The Debate Over GCC's SVN-to-Git Conversion Approach Won't Be Settled This Year

Written by Michael Larabel in GNU on 30 December 2019 at 08:52 AM EST. 33 Comments
GNU
The GNU Compiler Collection (GCC) plans for transitioning from SVN to Git over New Year's Day looks like for sure now that goal will not be realized. There still is no firm consensus over which SVN to Git conversion approach to utilize.

On Christmas Eve, Eric S Raymond announced his Reposurgeon software should be ready for a full and correct GCC conversion of the SVN source tree to Git. Since then, various minors bugs have been pointed out and tweaking to Reposurgeon has continued.

Meanwhile, Linaro's Maxim Kuvyrkov with his alternative SVN-to-Git conversion solution has also been argued is up to this big task.

Maxim wrote on Sunday after finding more possible bugs in ESR's Reposurgeon, "I am sure, these and whatever other problems I may find in the reposurgeon conversion can be fixed in time. However, I don't see why should bother. My conversion has been available since summer 2019, I made it ready in time for GCC Cauldron 2019, and it didn't change in any significant way since then. With the "Missed merges" problem I don't see how reposurgeon conversion can be considered "ready". Also, I expected a diligent developer to compare new conversion (aka reposurgeon's) against existing conversion (aka gcc-pretty / gcc-reparent) before declaring the new conversion "better" or even "ready". The data I'm seeing in differences between my and reposurgeon conversions shows that gcc-reparent conversion is /better/. I suggest that GCC community adopts either gcc-pretty or gcc-reparent conversion."
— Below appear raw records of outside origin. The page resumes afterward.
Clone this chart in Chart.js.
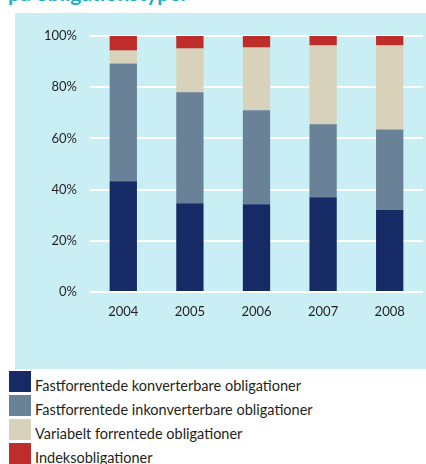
<!DOCTYPE html>
<html>
<head>
<meta charset="utf-8">
<script src="https://cdn.jsdelivr.net/npm/chart.js@4"></script>
<style>
  html, body { margin: 0; padding: 0; background: #fff; width: 426px; height: 464px; overflow: hidden; }
  #title {
    position: absolute; left: 8px; top: -20px;
    font: bold 21px Lato, sans-serif; color: #17b2c8; white-space: nowrap;
  }
  #panel { position: absolute; left: 15px; top: 13px; width: 411px; height: 356px; background: #c9eff4; }
  #legend { position: absolute; left: 9px; top: 371px; font: 14.5px Lato, sans-serif; color: #231f20; }
  .item { position: relative; height: 24px; }
  .box { position: absolute; left: 0; top: 0; width: 22px; height: 21px; }
  .txt { position: absolute; left: 26px; top: 7px; white-space: nowrap; line-height: 16px; }
</style>
</head>
<body>
<div id="title">på obligationstyper</div>
<div id="panel"><canvas id="chart" width="411" height="356"></canvas></div>
<div id="legend"></div>
<script>
const years = ['2004', '2005', '2006', '2007', '2008'];
const seriesNames = [
    'Fastforrentede konverterbare obligationer',
    'Fastforrentede inkonverterbare obligationer',
    'Variabelt forrentede obligationer',
    'Indeksobligationer'
];
const fastKonv = [43.3, 34.7, 34.3, 37.0, 32.0];
const fastInkonv = [46.0, 43.3, 36.7, 28.5, 31.5];
const variabelt = [5.0, 17.1, 24.5, 30.8, 32.8];
const indeks = [5.7, 4.9, 4.5, 3.7, 3.7];
const yTicks = [0, 20, 40, 60, 80, 100];

const colors = ['#162b66', '#6a8298', '#d8d2bb', '#be2d29'];
const values = [fastKonv, fastInkonv, variabelt, indeks];

const ctx = document.getElementById('chart').getContext('2d');

new Chart(ctx, {
    type: 'bar',
    data: {
        labels: years,
        datasets: seriesNames.map((name, i) => ({
            label: name,
            data: values[i],
            backgroundColor: colors[i],
            borderWidth: 0,
            categoryPercentage: 1,
            barPercentage: 0.41
        }))
    },
    options: {
        responsive: false,
        animation: false,
        layout: { padding: { top: 23, right: 3, left: 0, bottom: 0 } },
        plugins: {
            legend: { display: false },
            tooltip: { enabled: false }
        },
        scales: {
            x: {
                stacked: true,
                grid: { display: false, drawTicks: false },
                border: { display: false },
                ticks: {
                    color: '#231f20',
                    padding: 12,
                    font: { family: 'Lato', size: 13 }
                },
                afterFit: function(scale) { scale.height = 77; }
            },
            y: {
                stacked: true,
                min: 0,
                max: 100,
                afterBuildTicks: function(scale) {
                    scale.ticks = yTicks.map(v => ({ value: v }));
                },
                grid: { color: '#ffffff', lineWidth: 2, drawTicks: false },
                border: { display: false },
                ticks: {
                    color: '#231f20',
                    padding: 13,
                    font: { family: 'Lato', size: 13 },
                    callback: function(value) { return value + '%'; }
                },
                afterFit: function(scale) { scale.width = 75; }
            }
        }
    }
});

// legend, one item per line
const legend = document.getElementById('legend');
seriesNames.forEach((name, i) => {
    const item = document.createElement('div');
    item.className = 'item';
    item.innerHTML = '<div class="box" style="background:' + colors[i] + '"></div><div class="txt"></div>';
    item.querySelector('.txt').textContent = name;
    legend.appendChild(item);
});
</script>
</body>
</html>
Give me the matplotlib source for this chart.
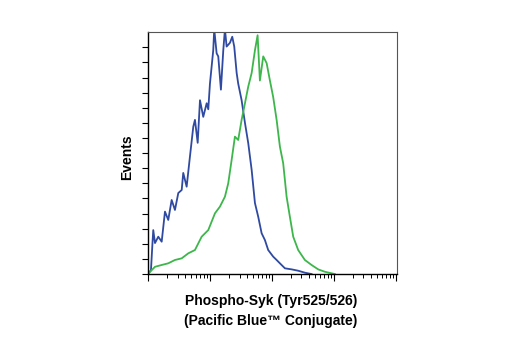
import numpy as np
import matplotlib.pyplot as plt
from matplotlib.ticker import LogLocator, NullFormatter

# Histogram traces: x as log10 of intensity, y as events
blue_log = [0.0, 0.048, 0.069, 0.085, 0.113, 0.166, 0.221, 0.274, 0.327, 0.382, 0.435,
            0.489, 0.544, 0.569, 0.624, 0.677, 0.731, 0.758, 0.802, 0.839, 0.892,
            0.947, 0.973, 1.0, 1.053, 1.069, 1.108, 1.134, 1.177, 1.215, 1.242,
            1.269, 1.323, 1.360, 1.392, 1.431, 1.456, 1.511, 1.565, 1.618, 1.673,
            1.726, 1.779, 1.834, 1.887, 1.940, 2.021, 2.076, 2.129, 2.210, 2.318,
            2.424, 2.532, 2.640]
blue_events = [0.0, 0.26, 1.81, 2.91, 2.05, 2.47, 2.14, 4.13, 3.58, 4.90, 4.24,
               5.36, 5.56, 6.69, 5.78, 7.77, 9.75, 10.2, 8.68, 11.5, 10.4,
               11.3, 10.9, 12.6, 14.8, 16.2, 14.6, 14.4, 12.2, 14.8, 16.2,
               15.05, 15.3, 15.7, 15.05, 13.3, 12.6, 11.5, 10.0, 8.66, 6.89,
               4.70, 3.79, 2.70, 2.25, 1.59, 1.15, 0.93, 0.71, 0.38, 0.31,
               0.22, 0.09, 0.0]

green_log = [0.0, 0.060, 0.113, 0.221, 0.327, 0.435, 0.544, 0.650, 0.758, 0.866,
             0.973, 1.081, 1.161, 1.242, 1.295, 1.350, 1.403, 1.456, 1.511, 1.565,
             1.618, 1.673, 1.726, 1.769, 1.806, 1.860, 1.915, 1.968, 2.021, 2.076,
             2.129, 2.182, 2.237, 2.290, 2.344, 2.424, 2.532, 2.640, 2.747, 2.855,
             3.016]
green_events = [0.0, 0.26, 0.48, 0.60, 0.71, 0.93, 1.04, 1.37, 1.59, 2.47,
                2.91, 4.02, 4.46, 5.12, 6.0, 7.55, 9.09, 8.87, 10.2, 11.3,
                12.4, 13.3, 14.8, 15.8, 12.8, 14.4, 13.95, 12.8, 11.7, 10.2,
                8.43, 7.33, 5.12, 3.79, 2.47, 1.59, 0.93, 0.60, 0.31, 0.15,
                0.0]

fig = plt.figure(figsize=(5.2, 3.5), dpi=100)
ax = fig.add_axes([0.2846, 0.217, 0.479, 0.691])

ax.plot(10 ** np.array(blue_log), blue_events, color='#2f4aa0', lw=1.3)
ax.plot(10 ** np.array(green_log), green_events, color='#3db64b', lw=1.3)

ax.set_xscale('log')
ax.set_xlim(1, 10 ** 4.02)
ax.set_ylim(0, 16)
ax.xaxis.set_major_locator(LogLocator(base=10, numticks=10))
ax.xaxis.set_minor_locator(LogLocator(base=10, subs=np.arange(2, 10), numticks=20))
ax.xaxis.set_major_formatter(NullFormatter())
ax.xaxis.set_minor_formatter(NullFormatter())
ax.set_yticks(np.arange(0, 16))
ax.set_yticklabels([])
ax.tick_params(axis='x', which='major', length=5, width=0.8, direction='out')
ax.tick_params(axis='x', which='minor', length=3, width=0.7, direction='out')
ax.tick_params(axis='y', length=4, width=0.8, direction='out')

for side in ['top', 'right']:
    ax.spines[side].set_color('#555555')
    ax.spines[side].set_linewidth(0.8)
for side in ['left', 'bottom']:
    ax.spines[side].set_color('black')
    ax.spines[side].set_linewidth(1.0)

label_font = ['Liberation Sans', 'DejaVu Sans']
fig.text(127 / 520, 1 - 157 / 350, 'Events', rotation=90, ha='center', va='center',
         fontsize=10, fontweight='bold', family=label_font)
fig.text(271 / 520, 1 - 311 / 350, 'Phospho-Syk (Tyr525/526)\n(Pacific Blue™ Conjugate)',
         ha='center', va='center', fontsize=10, fontweight='bold', family=label_font,
         linespacing=1.5)

fig.savefig('out.png', dpi=100)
Since then, the debate has continued on the GCC mailing list. So it's looking like the debate over which SVN-to-Git approach for GCC's massive and long history will continue into January and not kicking off 2020 right away with a Git workflow... Hopefully it won't take too much longer so the GCC upstream developers can move on to working on the compiler code rather than how to best convert their source tree.